The distribution matters too. The same study finds that lower-income households spend more out of each dollar of equity wealth, about 1.49 cents for the bottom 80 percent, than the wealthy, at about 0.65 cents for the top 20 percent. Yet because the top 20 percent owns the overwhelming majority of stocks, most of the spending a rally does generate still flows to households that are already asset-rich. The group with the higher propensity to spend simply holds too little equity to move the broader economy. As a result, the rally does not carry the wider consumer economy. It mainly strengthens the part of the
economy that already has the most asset exposure.
This creates a difficult backdrop for the Federal Reserve. Higher stock prices can support headline economic activity, but they do not solve the pressure faced by down-market consumers. At the same time, sticky inflation keeps the Fed cautious. If the central bank focuses too much on aggregate spending, it may overlook how uneven that spending has become.

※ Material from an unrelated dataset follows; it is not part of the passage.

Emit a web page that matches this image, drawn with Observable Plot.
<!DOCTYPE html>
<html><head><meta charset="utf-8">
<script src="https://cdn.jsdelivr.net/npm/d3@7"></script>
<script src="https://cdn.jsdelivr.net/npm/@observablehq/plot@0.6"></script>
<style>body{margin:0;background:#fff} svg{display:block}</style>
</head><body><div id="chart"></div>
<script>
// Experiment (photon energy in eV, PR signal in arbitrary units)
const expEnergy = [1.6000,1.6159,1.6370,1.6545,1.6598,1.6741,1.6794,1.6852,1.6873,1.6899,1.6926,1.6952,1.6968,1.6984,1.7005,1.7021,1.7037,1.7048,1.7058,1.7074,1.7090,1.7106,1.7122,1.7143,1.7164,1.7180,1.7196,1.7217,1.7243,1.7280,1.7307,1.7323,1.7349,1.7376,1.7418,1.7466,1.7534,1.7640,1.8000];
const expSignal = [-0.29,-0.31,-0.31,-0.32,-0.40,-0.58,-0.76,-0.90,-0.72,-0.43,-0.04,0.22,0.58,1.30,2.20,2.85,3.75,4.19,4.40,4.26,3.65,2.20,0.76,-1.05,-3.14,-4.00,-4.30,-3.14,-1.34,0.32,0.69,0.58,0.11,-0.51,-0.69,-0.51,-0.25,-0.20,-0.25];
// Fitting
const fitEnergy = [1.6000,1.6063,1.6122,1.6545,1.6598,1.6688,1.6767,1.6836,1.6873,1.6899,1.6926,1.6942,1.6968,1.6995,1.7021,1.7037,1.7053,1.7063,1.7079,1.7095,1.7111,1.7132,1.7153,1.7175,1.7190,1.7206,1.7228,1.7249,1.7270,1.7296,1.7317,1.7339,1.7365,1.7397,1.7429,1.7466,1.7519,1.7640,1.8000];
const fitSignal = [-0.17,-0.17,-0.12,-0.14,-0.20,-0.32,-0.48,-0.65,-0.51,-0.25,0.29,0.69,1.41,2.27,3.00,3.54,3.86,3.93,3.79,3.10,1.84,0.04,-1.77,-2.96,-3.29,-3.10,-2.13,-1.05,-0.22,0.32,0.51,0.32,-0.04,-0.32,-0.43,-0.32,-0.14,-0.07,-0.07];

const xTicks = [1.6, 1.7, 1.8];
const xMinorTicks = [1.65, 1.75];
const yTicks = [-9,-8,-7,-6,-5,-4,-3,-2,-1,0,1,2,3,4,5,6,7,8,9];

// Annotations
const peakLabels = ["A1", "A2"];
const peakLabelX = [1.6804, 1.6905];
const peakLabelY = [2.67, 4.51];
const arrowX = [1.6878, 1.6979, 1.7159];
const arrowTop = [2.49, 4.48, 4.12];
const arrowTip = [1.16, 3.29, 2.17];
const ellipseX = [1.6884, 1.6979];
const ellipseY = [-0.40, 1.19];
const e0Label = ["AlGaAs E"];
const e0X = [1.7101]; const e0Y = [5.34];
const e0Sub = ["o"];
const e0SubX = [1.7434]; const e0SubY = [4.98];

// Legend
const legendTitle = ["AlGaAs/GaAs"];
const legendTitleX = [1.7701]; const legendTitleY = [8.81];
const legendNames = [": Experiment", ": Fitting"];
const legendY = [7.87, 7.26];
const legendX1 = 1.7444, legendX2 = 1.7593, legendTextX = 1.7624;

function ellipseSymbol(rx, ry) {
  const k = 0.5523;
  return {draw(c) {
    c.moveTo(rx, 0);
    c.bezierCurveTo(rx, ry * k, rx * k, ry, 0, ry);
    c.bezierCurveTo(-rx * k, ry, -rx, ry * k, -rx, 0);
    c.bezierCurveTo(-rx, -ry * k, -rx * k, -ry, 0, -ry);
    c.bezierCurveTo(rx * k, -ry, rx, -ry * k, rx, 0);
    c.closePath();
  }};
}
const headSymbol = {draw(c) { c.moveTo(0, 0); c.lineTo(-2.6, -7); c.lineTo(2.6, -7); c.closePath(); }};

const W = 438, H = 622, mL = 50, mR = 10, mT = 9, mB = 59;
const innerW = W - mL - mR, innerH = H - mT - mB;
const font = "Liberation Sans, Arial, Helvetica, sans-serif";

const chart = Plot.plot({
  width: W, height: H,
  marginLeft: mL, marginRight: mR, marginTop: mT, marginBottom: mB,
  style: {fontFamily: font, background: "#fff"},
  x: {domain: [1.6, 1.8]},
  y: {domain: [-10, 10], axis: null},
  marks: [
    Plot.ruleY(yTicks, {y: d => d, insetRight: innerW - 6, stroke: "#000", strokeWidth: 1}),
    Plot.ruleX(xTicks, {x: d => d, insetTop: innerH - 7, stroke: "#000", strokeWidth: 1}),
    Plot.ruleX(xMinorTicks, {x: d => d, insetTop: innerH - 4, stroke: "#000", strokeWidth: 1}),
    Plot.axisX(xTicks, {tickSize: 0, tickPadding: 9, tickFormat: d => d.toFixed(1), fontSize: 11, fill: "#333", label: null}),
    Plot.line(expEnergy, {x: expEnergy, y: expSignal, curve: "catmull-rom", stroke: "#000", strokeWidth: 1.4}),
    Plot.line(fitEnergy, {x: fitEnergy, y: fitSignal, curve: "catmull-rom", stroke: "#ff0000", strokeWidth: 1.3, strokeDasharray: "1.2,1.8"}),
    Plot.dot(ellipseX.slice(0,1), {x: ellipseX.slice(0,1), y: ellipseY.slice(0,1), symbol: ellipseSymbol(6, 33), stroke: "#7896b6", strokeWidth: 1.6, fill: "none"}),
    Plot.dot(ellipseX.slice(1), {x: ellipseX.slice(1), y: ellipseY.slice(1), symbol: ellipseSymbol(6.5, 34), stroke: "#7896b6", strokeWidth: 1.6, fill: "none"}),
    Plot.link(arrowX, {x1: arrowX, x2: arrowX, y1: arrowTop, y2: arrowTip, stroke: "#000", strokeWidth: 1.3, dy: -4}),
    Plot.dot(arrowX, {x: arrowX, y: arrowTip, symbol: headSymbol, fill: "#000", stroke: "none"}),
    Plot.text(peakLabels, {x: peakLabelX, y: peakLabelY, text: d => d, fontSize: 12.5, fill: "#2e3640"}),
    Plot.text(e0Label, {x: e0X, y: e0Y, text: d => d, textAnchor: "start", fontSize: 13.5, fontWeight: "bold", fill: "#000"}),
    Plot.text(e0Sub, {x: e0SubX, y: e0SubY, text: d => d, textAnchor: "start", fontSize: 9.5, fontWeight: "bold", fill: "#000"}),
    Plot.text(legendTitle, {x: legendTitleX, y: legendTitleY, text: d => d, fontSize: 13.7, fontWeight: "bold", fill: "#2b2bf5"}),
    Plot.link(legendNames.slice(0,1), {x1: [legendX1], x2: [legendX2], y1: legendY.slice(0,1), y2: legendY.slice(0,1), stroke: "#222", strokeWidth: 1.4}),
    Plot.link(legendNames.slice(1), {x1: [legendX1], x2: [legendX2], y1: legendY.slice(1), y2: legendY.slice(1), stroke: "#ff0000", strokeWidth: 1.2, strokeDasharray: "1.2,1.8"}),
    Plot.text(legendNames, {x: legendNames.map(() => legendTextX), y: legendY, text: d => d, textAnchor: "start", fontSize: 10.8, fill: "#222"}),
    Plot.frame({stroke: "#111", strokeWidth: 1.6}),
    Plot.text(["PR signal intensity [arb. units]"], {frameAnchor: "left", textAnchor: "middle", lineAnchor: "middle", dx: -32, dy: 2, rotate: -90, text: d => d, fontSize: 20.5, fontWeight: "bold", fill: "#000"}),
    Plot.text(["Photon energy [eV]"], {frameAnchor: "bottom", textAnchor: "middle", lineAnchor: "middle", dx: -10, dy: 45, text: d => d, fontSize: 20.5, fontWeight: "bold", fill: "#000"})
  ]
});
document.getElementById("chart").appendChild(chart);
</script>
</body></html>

The policy conclusion is clear. Treasury markets are pricing a Federal Reserve that may keep rates high or even raise them, while the economy shows signs of dependence on a narrow group of asset-rich consumers. That combination points to more volatility, a flatter yield curve, and a harder investment environment. Unless inflation eases more clearly or growth weakens enough to force a policy shift, markets may need to adjust to a longer period of higher uncertainty and tighter financial conditions.

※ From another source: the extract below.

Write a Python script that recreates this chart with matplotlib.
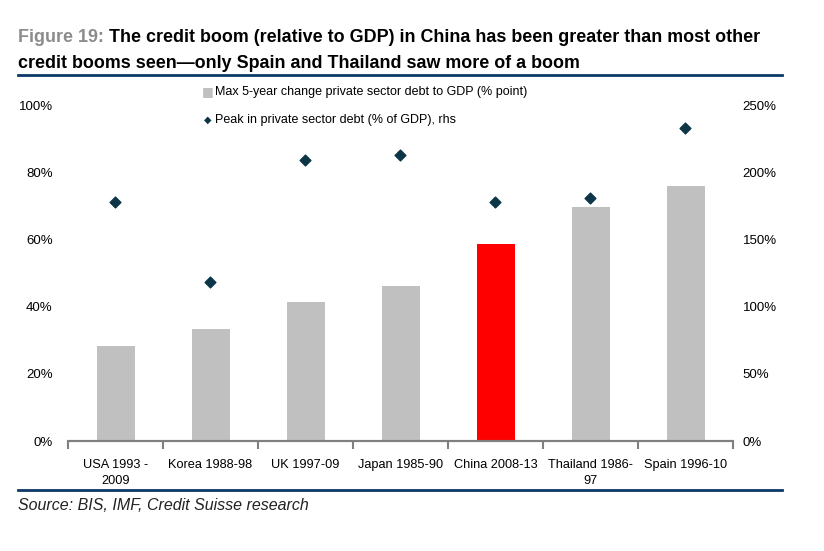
import matplotlib
matplotlib.use("Agg")
import matplotlib.pyplot as plt
from matplotlib.lines import Line2D
from matplotlib.ticker import FuncFormatter, MultipleLocator
import numpy as np

categories = ["USA 1993 -\n2009", "Korea 1988-98", "UK 1997-09", "Japan 1985-90",
              "China 2008-13", "Thailand 1986-\n97", "Spain 1996-10"]
max_change = [28.3, 33.3, 41.4, 46.1, 58.6, 69.6, 75.9]
peak_debt = [178, 118, 209, 213, 178, 181, 233]
bar_colors = ["#c0c0c0", "#c0c0c0", "#c0c0c0", "#c0c0c0", "#ff0000", "#c0c0c0", "#c0c0c0"]

fam = ["Liberation Sans", "DejaVu Sans"]
plt.rcParams['font.family'] = fam

fig = plt.figure(figsize=(8.24, 5.51), dpi=100)
W, H = 824, 551
ax = fig.add_axes([68 / W, 1 - 441 / H, (733 - 68) / W, (441 - 105) / H])
ax2 = ax.twinx()

x = np.arange(len(categories))
ax.bar(x, max_change, width=0.4, color=bar_colors, zorder=2)
ax2.scatter(x, peak_debt, marker="D", s=30, color="#0c3547", zorder=3)

ax.set_xlim(-0.5, len(categories) - 0.5)
ax.set_ylim(0, 100)
ax2.set_ylim(0, 250)
ax.yaxis.set_major_locator(MultipleLocator(20))
ax2.yaxis.set_major_locator(MultipleLocator(50))
pct = FuncFormatter(lambda v, p: f"{v:.0f}%")
ax.yaxis.set_major_formatter(pct)
ax2.yaxis.set_major_formatter(pct)

for a in (ax, ax2):
    for s in ("top", "left", "right"):
        a.spines[s].set_visible(False)
    a.spines["bottom"].set_color("#808080")
    a.spines["bottom"].set_linewidth(1.5)
ax.tick_params(axis="y", length=0, labelsize=9.5, pad=11)
ax2.tick_params(axis="y", length=0, labelsize=9.5, pad=7)

ax.set_xticks(x)
ax.set_xticklabels(categories, fontsize=9.2, linespacing=1.45)
ax.set_xticks(np.arange(-0.5, len(categories), 1), minor=True)
ax.tick_params(axis="x", which="major", length=0, pad=13)
ax.tick_params(axis="x", which="minor", length=6, color="#808080", width=1.5, direction="out")

# legend entries
fig.text(208 / W, 1 - 92 / H, "\u25A0", color="#c0c0c0", fontsize=9, ha="center", va="center",
         family=["DejaVu Sans"])
fig.text(215 / W, 1 - 92 / H, "Max 5-year change private sector debt to GDP (% point)",
         fontsize=9, ha="left", va="center")
fig.text(208 / W, 1 - 120 / H, "\u25C6", color="#0c3547", fontsize=7, ha="center", va="center",
         family=["DejaVu Sans"])
fig.text(215 / W, 1 - 120 / H, "Peak in private sector debt (% of GDP), rhs",
         fontsize=9, ha="left", va="center")

# title
tfam = ["Liberation Sans", "DejaVu Sans"]
t1 = fig.text(18 / W, 1 - 37 / H, "Figure 19: ", color="#8c8c8c", fontsize=12.9, fontweight="bold",
              ha="left", va="center", family=tfam)
fig.canvas.draw()
bb = t1.get_window_extent()
fig.text(bb.x1 / W, 1 - 37 / H, "The credit boom (relative to GDP) in China has been greater than most other",
         color="#000000", fontsize=12.9, fontweight="bold", ha="left", va="center", family=tfam)
fig.text(18 / W, 1 - 64 / H, "credit booms seen\u2014only Spain and Thailand saw more of a boom",
         color="#000000", fontsize=12.9, fontweight="bold", ha="left", va="center", family=tfam)

fig.add_artist(Line2D([18 / W, 782 / W], [1 - 75 / H, 1 - 75 / H], color="#0b3a66", lw=2))
fig.add_artist(Line2D([18 / W, 782 / W], [1 - 490 / H, 1 - 490 / H], color="#0b3a66", lw=2))

fig.text(18 / W, 1 - 506 / H, "Source: BIS, IMF, Credit Suisse research", fontsize=11.5,
         style="italic", ha="left", va="center", color="#222222")

fig.savefig("out.png", dpi=100)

What Would Prove This Wrong
The central view here is that sticky core inflation keeps the Federal Reserve hawkish and rates higher for longer. Several developments would undercut that view. A sharp deterioration in the labour market, with rising jobless claims and slower payroll growth, would shift the Fed’s attention from inflation to growth and revive the case for cuts. A faster than expected cooling in core services and shelter inflation, confirmed across consecutive PCE and trimmed mean prints, would suggest underlying pressure is fading rather than persisting. A broad fall in goods prices as tariff effects wash out, rather than build, would weaken the cost-push argument. And if the recent decline in oil feeds through to lower inflation expectations and softer wage demands, the second-round pressure the thesis for higher rates for longer relies on may not appear. A renewed flight to safety that pulls long-term yields sharply lower would also challenge this framing, even if the front end stays elevated.
What To Watch Next
The June inflation data report is becoming the single most important near-term release. A soft headline print alongside firm core readings would confirm the need to keep rates elevated, while broad-based easing in both would challenge it. Producer price data also matters for pipeline pressure that has not yet reached consumers. On the consumer side, watch real wage growth, the savings rate and credit usage for signs that spending is being sustained by borrowing rather than income. For policy, the September FOMC meeting is the first realistic window for a move, and the path of front-end Treasury yields and rate futures will signal whether markets are leaning towards a hike or a cut. Oil remains the key swing factor: a renewed spike from the Persian Gulf would quickly revive headline inflation and harden the Fed’s hawkish stance.